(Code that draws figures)
========
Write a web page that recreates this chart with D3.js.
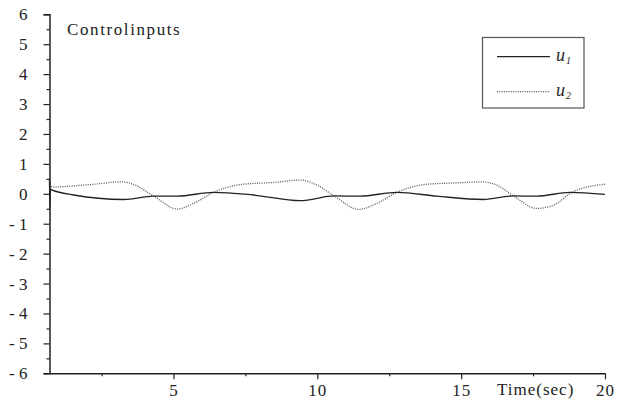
<!DOCTYPE html>
<html>
<head>
<meta charset="utf-8">
<script src="https://cdn.jsdelivr.net/npm/d3@7"></script>
<style>
  body { margin: 0; background: #fff; }
  svg text { font-family: "Liberation Serif", "Tinos", "DejaVu Serif", serif !important; fill: #222; }
</style>
</head>
<body>
<div id="chart"></div>
<script>
// control input traces
const u1Time = [0.69, 0.70, 0.72, 0.79, 1.53, 3.27, 4.31, 5.13, 6.39, 7.78, 9.41, 10.6, 11.49, 12.77, 14.16, 15.77, 16.82, 17.63, 18.78, 20.0];
const u1Values = [0.5, -0.5, 0.15, 0.12, -0.04, -0.19, -0.08, -0.08, 0.05, -0.04, -0.23, -0.07, -0.08, 0.05, -0.08, -0.19, -0.07, -0.08, 0.05, -0.02];

const u2Time = [0.69, 0.70, 0.72, 0.79, 2.12, 3.22, 3.62, 4.32, 5.13, 5.70, 6.40, 7.33, 8.48, 9.41, 9.99, 10.6, 11.43, 12.07, 12.77, 13.81, 14.97, 15.72, 16.24, 16.82, 17.63, 18.21, 18.90, 20.0];
const u2Values = [2.4, -1.2, 0.25, 0.23, 0.31, 0.40, 0.31, -0.08, -0.51, -0.32, 0.05, 0.31, 0.38, 0.46, 0.29, -0.08, -0.52, -0.32, 0.05, 0.32, 0.37, 0.40, 0.29, -0.07, -0.49, -0.38, 0.07, 0.32];

const yTicks = [-6, -5, -4, -3, -2, -1, 0, 1, 2, 3, 4, 5, 6];
const xTicks = [5, 10, 15, 20];
const xMinorTicks = [2.5, 7.5, 12.5, 17.5];
const seriesNames = ["u1", "u2"];

const svgWidth = 628;
const svgHeight = 403;
const serif = "'Liberation Serif', Tinos, 'DejaVu Serif', serif";

const svg = d3.select("#chart").append("svg")
  .attr("width", svgWidth)
  .attr("height", svgHeight)
  .attr("font-family", serif);

const x = d3.scaleLinear().domain([0.69, 20]).range([49.5, 605]);
const y = d3.scaleLinear().domain([-6, 6]).range([373.3, 14.3]);

// y axis
const yAxis = svg.append("g")
  .attr("transform", `translate(${x(0.69)},0)`)
  .call(d3.axisLeft(y).tickValues(yTicks).tickSize(6).tickPadding(16)
    .tickFormat(d => d < 0 ? "- " + Math.abs(d) : d));
yAxis.attr("font-family", serif);
yAxis.select(".domain").attr("stroke", "#222").attr("stroke-width", 1.5);
yAxis.selectAll(".tick line").attr("stroke", "#222").attr("stroke-width", 1.2);
yAxis.selectAll(".tick text").attr("font-size", 17).attr("fill", "#222");

svg.append("g")
  .attr("transform", `translate(${x(0.69)},0)`)
  .call(d3.axisLeft(y).tickValues(yTicks.slice(0, -1).map(d => d + 0.5)).tickSize(3).tickFormat(""))
  .call(g => g.select(".domain").remove())
  .selectAll("line").attr("stroke", "#222").attr("stroke-width", 1.2);

// x axis
const xAxis = svg.append("g")
  .attr("transform", `translate(0,${y(-6)})`)
  .call(d3.axisBottom(x).tickValues(xTicks).tickSize(6).tickPadding(5).tickSizeOuter(0));
xAxis.attr("font-family", serif);
xAxis.select(".domain").attr("stroke", "#222").attr("stroke-width", 1.5);
xAxis.selectAll(".tick line").attr("stroke", "#222").attr("stroke-width", 1.2);
xAxis.selectAll(".tick text").attr("font-size", 17).attr("fill", "#222")
  .attr("letter-spacing", 1);

svg.append("g")
  .attr("transform", `translate(0,${y(-6)})`)
  .call(d3.axisBottom(x).tickValues(xMinorTicks).tickSize(3).tickFormat(""))
  .call(g => g.select(".domain").remove())
  .selectAll("line").attr("stroke", "#222").attr("stroke-width", 1.2);

svg.append("text")
  .attr("x", 497)
  .attr("y", 395)
  .attr("font-size", 17)
  .attr("letter-spacing", 1)
  .text("Time(sec)");

svg.append("text")
  .attr("x", 67)
  .attr("y", 35)
  .attr("font-size", 17)
  .attr("letter-spacing", 1.6)
  .text("Controlinputs");

// lines
const line = d3.line()
  .x(d => x(d[0]))
  .y(d => y(d[1]))
  .curve(d3.curveMonotoneX);

svg.append("path")
  .datum(d3.zip(u2Time, u2Values))
  .attr("fill", "none")
  .attr("stroke", "#555")
  .attr("stroke-width", 1.3)
  .attr("stroke-dasharray", "1,1.3")
  .attr("d", line);

svg.append("path")
  .datum(d3.zip(u1Time, u1Values))
  .attr("fill", "none")
  .attr("stroke", "#222")
  .attr("stroke-width", 1.3)
  .attr("d", line);

// legend
const legend = svg.append("g");
legend.append("rect")
  .attr("x", 482.5).attr("y", 37.5)
  .attr("width", 101.5).attr("height", 70.5)
  .attr("fill", "#fff")
  .attr("stroke", "#555")
  .attr("stroke-width", 1.2);

seriesNames.forEach((name, i) => {
  const ly = 56.7 + i * 35;
  legend.append("line")
    .attr("x1", 497).attr("x2", 550)
    .attr("y1", ly).attr("y2", ly)
    .attr("stroke", i === 0 ? "#222" : "#555")
    .attr("stroke-width", 1.3)
    .attr("stroke-dasharray", i === 0 ? null : "1,1.3");
  const t = legend.append("text")
    .attr("x", 556)
    .attr("y", ly + 4)
    .attr("font-size", 18)
    .attr("font-style", "italic");
  t.append("tspan").text(name[0]);
  t.append("tspan")
    .attr("font-size", 10)
    .attr("dx", 1)
    .attr("dy", 3)
    .text(name.slice(1));
});
</script>
</body>
</html>
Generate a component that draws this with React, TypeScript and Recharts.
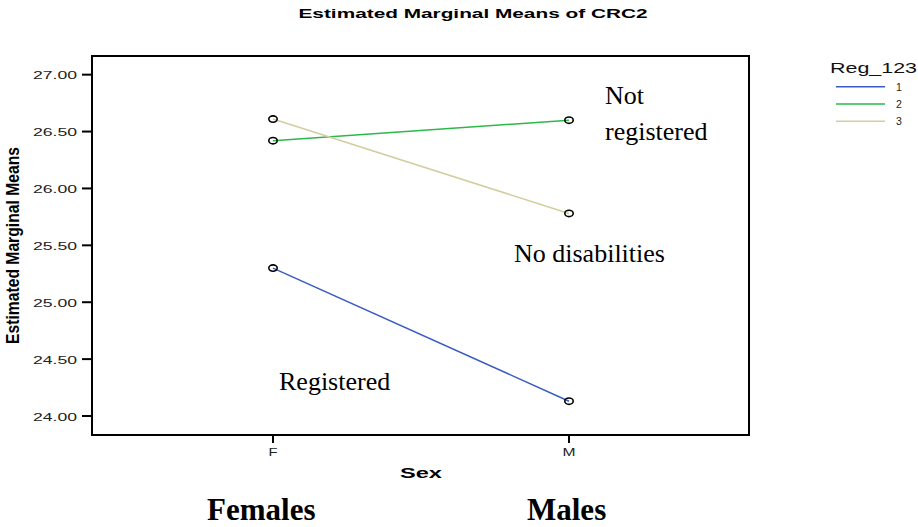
import { Legend, Line, LineChart, XAxis, YAxis } from "recharts";

const sexes = ["F", "M"];
const reg1 = [25.3, 24.13];
const reg2 = [26.42, 26.6];
const reg3 = [26.61, 25.78];
const yTicks = [24, 24.5, 25, 25.5, 26, 26.5, 27];
const yDomain = [23.833, 27.164];

const seriesColors = { reg1: "#3a5bc2", reg2: "#2db84a", reg3: "#d3cd9f" };

const data = sexes.map((sex, i) => ({
  sex,
  reg1: reg1[i],
  reg2: reg2[i],
  reg3: reg3[i]
}));

const sans = "'Liberation Sans', Arial, sans-serif";
const serif = "'Liberation Serif', 'Times New Roman', serif";

function YTick({ x, y, payload }: any) {
  return (
    <text
      x={x}
      y={y + 4.6}
      textAnchor="end"
      fontFamily={sans}
      fontSize={11}
      fill="#222"
      textLength={44}
      lengthAdjust="spacingAndGlyphs"
    >
      {Number(payload.value).toFixed(2)}
    </text>
  );
}

function XTick({ x, y, payload }: any) {
  return (
    <text
      x={x}
      y={y + 11}
      textAnchor="middle"
      fontFamily={sans}
      fontSize={10.5}
      fill="#222"
      textLength={payload.value === "M" ? 13 : 9}
      lengthAdjust="spacingAndGlyphs"
    >
      {payload.value}
    </text>
  );
}

function OpenDot({ cx, cy }: any) {
  if (cx == null || cy == null) return null;
  return <ellipse cx={cx} cy={cy} rx={4.2} ry={3.2} fill="none" stroke="#000" strokeWidth={1.6} />;
}

function LegendBox({ payload }: any) {
  return (
    <svg width={90} height={72}>
      <text
        x={2}
        y={15.3}
        fontFamily={sans}
        fontSize={15}
        fill="#111"
        textLength={87}
        lengthAdjust="spacingAndGlyphs"
      >
        Reg_123
      </text>
      {(payload || []).map((item: any, i: number) => (
        <g key={item.value}>
          <line x1={8} x2={57} y1={28.7 + i * 17.3} y2={28.7 + i * 17.3} stroke={item.color} strokeWidth={1.5} />
          <text x={68} y={32.7 + i * 17.3} fontFamily={sans} fontSize={10.5} fill="#222">
            {item.value}
          </text>
        </g>
      ))}
    </svg>
  );
}

export default function App() {
  return (
    <div style={{ position: "absolute", left: 0, top: 0, width: 918, height: 527, background: "#fff" }}>
      <LineChart width={918} height={527} data={data} margin={{ top: 56, right: 169, bottom: 62, left: 0 }}>
        <XAxis
          dataKey="sex"
          padding={{ left: 181, right: 180 }}
          height={30}
          axisLine={{ stroke: "#000", strokeWidth: 2 }}
          tickLine={{ stroke: "#000", strokeWidth: 2 }}
          tickSize={8}
          tick={<XTick />}
        />
        <YAxis
          type="number"
          domain={yDomain}
          ticks={yTicks}
          allowDataOverflow
          width={92}
          axisLine={{ stroke: "#000", strokeWidth: 2 }}
          tickLine={{ stroke: "#000", strokeWidth: 2 }}
          tickSize={10}
          tickMargin={5}
          tick={<YTick />}
        />
        <Legend
          layout="horizontal"
          verticalAlign="middle"
          align="center"
          content={<LegendBox />}
          wrapperStyle={{ left: 828, top: 58, width: 90, height: 72 }}
        />
        <Line
          dataKey="reg1"
          name="1"
          stroke={seriesColors.reg1}
          strokeWidth={1.5}
          type="linear"
          dot={<OpenDot />}
          activeDot={false}
          isAnimationActive={false}
        />
        <Line
          dataKey="reg2"
          name="2"
          stroke={seriesColors.reg2}
          strokeWidth={1.5}
          type="linear"
          dot={<OpenDot />}
          activeDot={false}
          isAnimationActive={false}
        />
        <Line
          dataKey="reg3"
          name="3"
          stroke={seriesColors.reg3}
          strokeWidth={1.5}
          type="linear"
          dot={<OpenDot />}
          activeDot={false}
          isAnimationActive={false}
        />
      </LineChart>
      <svg
        width={918}
        height={527}
        style={{ position: "absolute", left: 0, top: 0, pointerEvents: "none" }}
      >
        {/* plot frame, same box as the chart margins */}
        <rect x={92} y={56} width={657} height={379} fill="none" stroke="#000" strokeWidth={2} />
        <text
          x={473}
          y={17.5}
          textAnchor="middle"
          fontFamily={sans}
          fontWeight="bold"
          fontSize={13}
          fill="#000"
          textLength={349}
          lengthAdjust="spacingAndGlyphs"
        >
          Estimated Marginal Means of CRC2
        </text>
        <text
          transform="translate(19,245.5) rotate(-90)"
          textAnchor="middle"
          fontFamily={sans}
          fontWeight="bold"
          fontSize={19}
          fill="#000"
          textLength={197}
          lengthAdjust="spacingAndGlyphs"
        >
          Estimated Marginal Means
        </text>
        <text
          x={421}
          y={478}
          textAnchor="middle"
          fontFamily={sans}
          fontWeight="bold"
          fontSize={15}
          fill="#000"
          textLength={42}
          lengthAdjust="spacingAndGlyphs"
        >
          Sex
        </text>
        <text x={605} y={104} fontFamily={serif} fontSize={26} fill="#000">
          Not
        </text>
        <text x={605} y={139.5} fontFamily={serif} fontSize={26} fill="#000">
          registered
        </text>
        <text x={514} y={262} fontFamily={serif} fontSize={26} fill="#000">
          No disabilities
        </text>
        <text x={279} y={390} fontFamily={serif} fontSize={26} fill="#000">
          Registered
        </text>
        <text x={207} y={520} fontFamily={serif} fontWeight="bold" fontSize={31} fill="#000">
          Females
        </text>
        <text x={527} y={520} fontFamily={serif} fontWeight="bold" fontSize={31} fill="#000">
          Males
        </text>
      </svg>
    </div>
  );
}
========
Reproduce the material above exactly, first line through the line that contains "-0.08, 0.05, -0.02];", minus the pictures.

Write a web page that recreates this chart with D3.js.
<!DOCTYPE html>
<html>
<head>
<meta charset="utf-8">
<script src="https://cdn.jsdelivr.net/npm/d3@7"></script>
<style>
  body { margin: 0; background: #fff; }
  svg text { font-family: "Liberation Serif", "Tinos", "DejaVu Serif", serif !important; fill: #222; }
</style>
</head>
<body>
<div id="chart"></div>
<script>
// control input traces
const u1Time = [0.69, 0.70, 0.72, 0.79, 1.53, 3.27, 4.31, 5.13, 6.39, 7.78, 9.41, 10.6, 11.49, 12.77, 14.16, 15.77, 16.82, 17.63, 18.78, 20.0];
const u1Values = [0.5, -0.5, 0.15, 0.12, -0.04, -0.19, -0.08, -0.08, 0.05, -0.04, -0.23, -0.07, -0.08, 0.05, -0.08, -0.19, -0.07, -0.08, 0.05, -0.02];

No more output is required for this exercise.